Let us discuss all the theories proposed by different scientists.

(1). Corpuscles Theory (Particle theory) of light given by Newton in 1660 :-

Newton gave the particle theory of light. According to this theory, particles are emitted from a light source and these particles stimulate the sense of sight upon entering the eye.

Using this theory Newton explained reflection and refraction. Most scientists accepted Newton’s particle theory.

But the corpuscular theory failed to adequately explain the diffraction, interference and polarization of light.

(2). Wave theory of light given by Christian Huygens in 1678 :-

During the time of Newton, in 1678, the Dutch physicist and astronomer Christian Huygens showed that a wave theory of light could also explain reflection and refraction. He argued that light might be some sort of wave motion. According to Huygens :-

Every point that a luminous disturbance meets turns into a source of the spherical wave itself. The sum of the secondary waves, which are the result of the disturbance, determines what form the new wave will take. This theory of light is known as the ‘Huygens‘ Principle‘.

(3). Demonstration of wave nature of light by Thomas young :-

Newton was not able to explain the phenomenon refraction, using his Corpuscles theory so he invoked an inexplicable force that changes the velocity of light when it goes from one medium to another. He was also not able to explain the phenomenon such as diffraction, interference and polarization of light.

Newton was also curious and puzzled by colored fringes in soap films, but stuck to the corpuscular theory despite its difficulties.

In 1800 Thomas Young noticed these problems and in 1801, he presented a serious challenge to Newton’s corpuscles theory on nature of light by giving his lecture at The Royal Institution in London. He said that light is a kind of wave vibrating in some sort of medium called ether.

In May of 1801, Young came up with an idea of slits experiment to demonstrate the interference of light waves. In November 1801 Young presented his paper “On the theory of light and color” to The Royal Society in which he experimentally explained the interference of light using a water tank to show interference pattern in water.

In 1807 he showed that when light coming from a point light source is shined onto two pinholes, interference fringes can be observed on a screen at appropriate distance away (Young’s Double Slit Experiment) and advocated his theory that light behaves like a wave.

(4).

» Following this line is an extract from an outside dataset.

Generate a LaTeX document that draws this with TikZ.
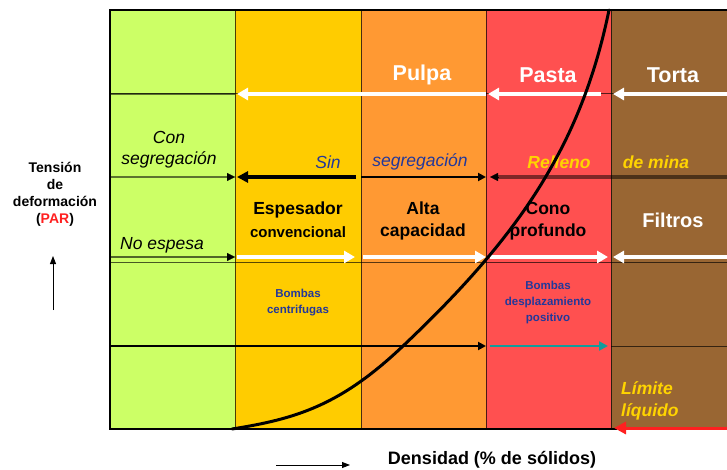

Prediction of Electromagnetic waves by James clerk Maxwell in 1864 by giving a set of equations (called “Jewel of Physics”) :-

In 1873, James clerk Maxwell suggested the electromagnetic theory of light. According to this theory, light consists of high frequency electric and magnetic fields in mutually perpendicular directions, and both being perpendicular to the direction of propagation of light wave.

Heinrich Hertz provided experimental confirmation of Maxwell’s theory in 1887 by producing and detecting electromagnetic waves. He showed that these electromagnetic waves possessed all the properties of light waves.

(5). Plank quantum theory explained by Einstein through photo electric effect in 1905 :-

In 1905, Albert Einstein revived the old corpuscular theory using Plank’s Quantum Hypothesis and through his photoelectric effect experiment showed that light consists of discrete energy packets, called photons.  The energy of each photon is given by :-

$\displaystyle E=h\nu =h\frac{c}{\lambda }$

where the constant of proportionality h = 6.63 × 10-34 J s is Planck’s constant.

In view of these developments, light must be regarded as having a dual nature. Light exhibits the characteristics of a wave in some situations and the characteristics of a particle in other situations.